The most pertinent question for those in the industry reading the Online Marketplaces Adjacencies Report is 'are adjacent revenue streams becoming more important for portal companies?'. On this point, there isn't much data to go on. Anecdotally however there may be evidence to support the argument that the importance of adjacent revenue streams has been diminishing slightly over the last few years and that some portals have been pulling back.
On the future of adjacent revenue streams for real estate portals, our panel was broadly in agreement that adjacent revenue streams won't be going the way of Zillow's iBuying division any time soon...
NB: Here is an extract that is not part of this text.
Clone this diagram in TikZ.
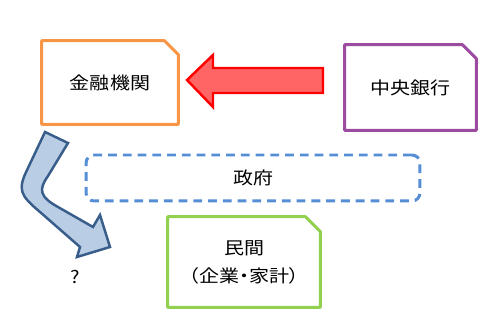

Emmet Creighton said: "It's my opinion that adjacencies will be the most important revenue streams for portal companies in the company years. The traditional revenue streams are already being disrupted and soon portal companies will have to adapt or lose market share. Young companies like our own see this as a huge and perhaps the first opportunity in 20 years to gain an advantage over property portals. Consumers are demanding a better way of engaging with the real estate market and rise of importance in adjacencies is a direct result of this pressure. "
Andrew Rechtman said: "With their baked-in consumer bases and solid core businesses, the leading portals will want to add more adjacency revenue to drive growth, but not at the expense of reducing their current high margins and cash flows."
"As clear winners and successful business models emerge in the next 2-3 years, some of the biggest portals are likely to jump in to make major M&A investments with big adjacency bets."
Justin Seow said: "In the current rising interest rate environment, cash has become more expensive and therefore platforms need to find the best adjacency mix and rollout strategy, and this is unique to individual markets and players. Nonetheless, there is also an element of moving into adjacencies not purely as a monetisation tool from Day 1, but to provide users with the best and most fulfilling experience with the platform."
Brett Hartley-Wilson said: "The next major battleground for platforms is winning share of wallet for everything transaction within the four walls of the home. Portals, through agents and agency brands, combined with the amount of data they collect related to different dwelling types, have unique access to this market."
Simon Baker said: "There is only so much revenue that can be extracted from agents, moving into other revenue streams, particularly from the consumers, makes sense."
"At the end of the day, moving into adjacencies is easier on paper than in reality. It will take time and patience to grow these businesses, for many, they will end up being sold onto to other companies who are looking for market consolidation (and thus scale)."